The agency says that Huang’s hands were detected on the steering wheel for a total of 34 seconds, on three separate occasions, in the 60 seconds before impact. NTSB also confirms Tesla’s position that the vehicle did not detect the driver’s hands on the steering wheel in the six seconds before the crash. There were two visual alerts and one auditory alert for the driver to place his hands on the steering wheel, but those alerts were made more than 15 minutes before the crash.
Huang’s Model X was following a lead vehicle using adaptive cruise control and autosteer, and traveling about 65 mph, eight seconds before the crash. A second later, the Tesla began a left steering movement.
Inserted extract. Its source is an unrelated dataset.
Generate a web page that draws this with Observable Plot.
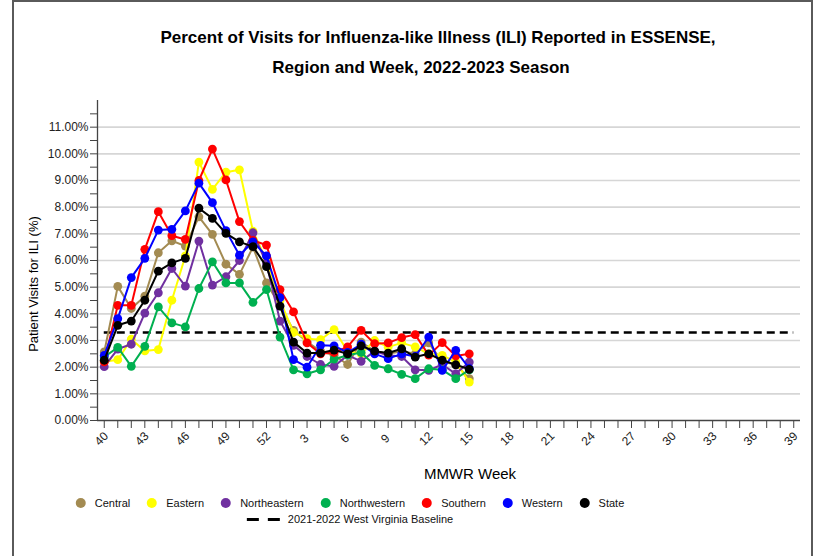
<!DOCTYPE html>
<html>
<head>
<meta charset="utf-8">
<script src="https://cdn.jsdelivr.net/npm/d3@7"></script>
<script src="https://cdn.jsdelivr.net/npm/@observablehq/plot@0.6"></script>
<style>
  body { margin: 0; background: #fff; font-family: "Liberation Sans", Arial, sans-serif; }
  #wrap { position: relative; width: 819px; height: 556px; overflow: hidden; background: #fff; }
  #frame { position: absolute; left: 12px; top: 0px; width: 797px; height: 600px; border-left: 2px solid #5a5a5a; border-top: 2px solid #5a5a5a; border-right: 2px solid #5a5a5a; }
  .title { position: absolute; white-space: nowrap; transform: translate(-50%, -50%); font-weight: bold; font-size: 17px; color: #000; }
  #chart { position: absolute; left: 0; top: 0; }
  #ylab { position: absolute; left: 33px; top: 284px; transform: translate(-50%, -50%) rotate(-90deg); white-space: nowrap; font-size: 13px; color: #000; }
  #xlab { position: absolute; left: 470px; top: 473px; transform: translate(-50%, -50%); white-space: nowrap; font-size: 15px; color: #000; }
  #legend1 { position: absolute; left: 350px; top: 503px; transform: translate(-50%, -50%); display: flex; align-items: center; white-space: nowrap; font-size: 11px; color: #111; }
  #legend2 { position: absolute; left: 350px; top: 519px; transform: translate(-50%, -50%); display: flex; align-items: center; white-space: nowrap; font-size: 11px; color: #111; }
  .sw { display: inline-block; width: 10px; height: 10px; border-radius: 50%; margin-right: 9px; }
  .it { display: flex; align-items: center; margin-right: 17px; }
  .it:last-child { margin-right: 0; }
  .dash { display: inline-block; width: 12px; height: 3px; background: #000; margin-right: 9px; }
</style>
</head>
<body>
<div id="wrap">
  <div id="frame"></div>
  <div class="title" style="left:438px;top:38px">Percent of Visits for Influenza-like Illness (ILI) Reported in ESSENSE,</div>
  <div class="title" style="left:421px;top:68px">Region and Week, 2022-2023 Season</div>
  <div id="chart"></div>
  <div id="ylab">Patient Visits for ILI (%)</div>
  <div id="xlab">MMWR Week</div>
  <div id="legend1"></div>
  <div id="legend2"></div>
</div>
<script>
// MMWR week tick labels for the season (index 0 = week 40)
const weeks = [40,41,42,43,44,45,46,47,48,49,50,51,52,1,2,3,4,5,6,7,8,9,10,11,12,13,14,15,16,17,18,19,20,21,22,23,24,25,26,27,28,29,30,31,32,33,34,35,36,37,38,39];

// Region names
const regions = ["Central","Eastern","Northeastern","Northwestern","Southern","Western","State"];

// Percent ILI values, weeks 40..52, 1..15
const central      = [2.57,5.03,4.20,4.66,6.29,6.74,6.54,7.64,6.98,5.86,5.48,6.50,5.16,4.30,3.38,2.95,2.60,2.45,2.10,2.94,2.60,2.50,2.60,2.50,2.91,2.20,2.10,1.57];
const eastern      = [2.20,2.28,3.05,2.61,2.66,4.51,6.17,9.69,8.67,9.31,9.40,7.10,6.00,4.50,3.30,3.07,3.03,3.41,2.60,2.50,3.00,2.75,2.91,2.76,2.50,2.44,2.20,1.44];
const northeastern = [2.02,2.68,2.86,4.03,4.79,5.70,5.04,6.73,5.08,5.39,6.00,7.04,5.89,3.73,2.82,2.40,2.10,2.03,2.45,2.22,2.60,2.45,2.40,1.90,1.88,2.10,1.75,2.19];
const northwestern = [2.38,2.74,2.03,2.78,4.26,3.66,3.51,4.95,5.95,5.16,5.16,4.43,4.91,3.13,1.90,1.75,1.90,2.30,2.45,2.55,2.07,1.94,1.73,1.57,1.94,1.90,1.57,1.90];
const southern     = [2.20,4.32,4.32,6.42,7.83,6.93,6.79,9.00,10.18,9.02,7.46,6.75,6.58,4.91,4.07,2.91,2.50,2.55,2.76,3.38,2.88,2.91,3.11,3.22,2.45,2.92,2.42,2.50];
const western      = [2.44,3.82,5.36,6.08,7.14,7.17,7.86,8.90,8.17,7.12,6.20,6.70,6.17,4.61,2.28,2.00,2.82,2.80,2.55,2.86,2.50,2.32,2.50,2.40,3.13,1.88,2.63,1.95];
const state        = [2.26,3.57,3.73,4.51,5.60,5.91,6.08,7.96,7.58,7.02,6.70,6.52,5.77,4.29,2.94,2.53,2.53,2.64,2.50,2.80,2.60,2.53,2.69,2.38,2.50,2.26,2.09,1.92];

// 2021-2022 West Virginia baseline (%)
const baseline = 3.3;
const baselineLabel = "2021-2022 West Virginia Baseline";

const seriesValues = [central, eastern, northeastern, northwestern, southern, western, state];
const colors = ["#a38b52","#ffff00","#7030a0","#00b050","#ff0000","#0000ff","#000000"];

const seriesRows = seriesValues.map((vals, k) =>
  vals.map((v, i) => ({i, week: weeks[i], v, region: regions[k]})));

const yTicks = d3.range(0, 11.51, 0.5);
const yGrid = d3.range(1, 11.01, 1);
const xTickIdx = d3.range(weeks.length);
const xLabelIdx = xTickIdx.filter(i => i % 3 === 0);

const marks = [
  Plot.gridY(yGrid, {stroke: "#d6d6d6", strokeOpacity: 1, strokeWidth: 1.6}),
  Plot.axisY(yTicks, {
    tickFormat: d => (Math.abs(d - Math.round(d)) < 1e-9) ? d.toFixed(2) + "%" : "",
    tickSize: 7, tickPadding: 2, fontSize: 12, stroke: "#444", fill: "#222", label: null
  }),
  Plot.axisX(xTickIdx, {tickFormat: () => "", tickSize: 8, stroke: "#444", label: null}),
  Plot.text(xLabelIdx, {x: d => d, text: d => String(weeks[d]), frameAnchor: "bottom", dy: 21, rotate: -45, fontSize: 12, fill: "#222"}),
  Plot.ruleX([-0.5], {y1: 0, y2: 12, stroke: "#444", strokeWidth: 1.3}),
  Plot.ruleY([0], {x1: -0.5, x2: 51.5, stroke: "#444", strokeWidth: 1.3}),
  Plot.ruleY([baseline], {x1: 0, x2: 51, stroke: "#000", strokeWidth: 2.3, strokeDasharray: "8,5"})
];
seriesRows.forEach((rows, k) => {
  marks.push(Plot.line(rows, {x: "i", y: "v", stroke: colors[k], strokeWidth: 2}));
  marks.push(Plot.dot(rows, {x: "i", y: "v", fill: colors[k], r: 4.4, stroke: "none"}));
});

const chart = Plot.plot({
  width: 819,
  height: 556,
  marginLeft: 97,
  marginRight: 19,
  marginTop: 100,
  marginBottom: 136,
  x: {type: "linear", domain: [-0.5, 51.5]},
  y: {domain: [0, 12]},
  style: {fontFamily: "'Liberation Sans', Arial, sans-serif", fontSize: "12px", background: "transparent", overflow: "visible"},
  marks
});
document.getElementById("chart").appendChild(chart);

// Legend
const l1 = document.getElementById("legend1");
regions.forEach((name, k) => {
  const it = document.createElement("span");
  it.className = "it";
  it.innerHTML = `<span class="sw" style="background:${colors[k]}"></span><span>${name}</span>`;
  l1.appendChild(it);
});
const l2 = document.getElementById("legend2");
l2.innerHTML = `<span class="dash"></span><span class="dash"></span><span style="margin-left:-1px">${baselineLabel}</span>`;
</script>
</body>
</html>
Then the vehicle the Tesla had been following moved, causing Huang’s vehicle’s speed to increase from 62 mph to 70.8 mph. There was no braking or evasive steering detected prior to impact.
A Tesla spokesperson declined to comment on the preliminary report, and instead pointed to the company’s prior statement on the deadly crash. In that statement, the company said that a damaged safety barrier, called a crash attenuator, contributed to the severity. Tesla also said that Huang had “about five seconds and 150 meters of unobstructed view” of the concrete divider with the crushed safety barrier before the incident. Huang’s family has retained a law firm and is exploring their legal options, local reports say.
NTSB confirms the attenuator had been damaged in the previous week when a Toyota Prius crashed in the same location. The damage likely made the attenuator ineffective and contributed to Huang’s death.
The battery from the totaled Model X began to smoke later that afternoon while in the impound lot, according to the NTSB report. “The battery was monitored with a thermal imaging camera, but no active fire operations were conducted,” NTSB says. “On March 28, [five] days after the crash, the battery reignited.” Firefighters responded and extinguished the blaze.
The report follows the decision by NTSB to boot Tesla from its investigation into the deadly crash, which the agency claims was because Tesla had released “investigative information before it was vetted and confirmed by” the agency. Tesla CEO Elon Musk also reportedly hung up on the head of the agency during a heated call concerning the investigation.
The NTSB said Tesla is still a party in two other ongoing investigations into non-fatal accidents: one from January 22nd, 2018 involving Autopilot, and one from last summer involving a battery fire. In May, Musk vowed to begin releasing a quarterly safety report about Autopilot.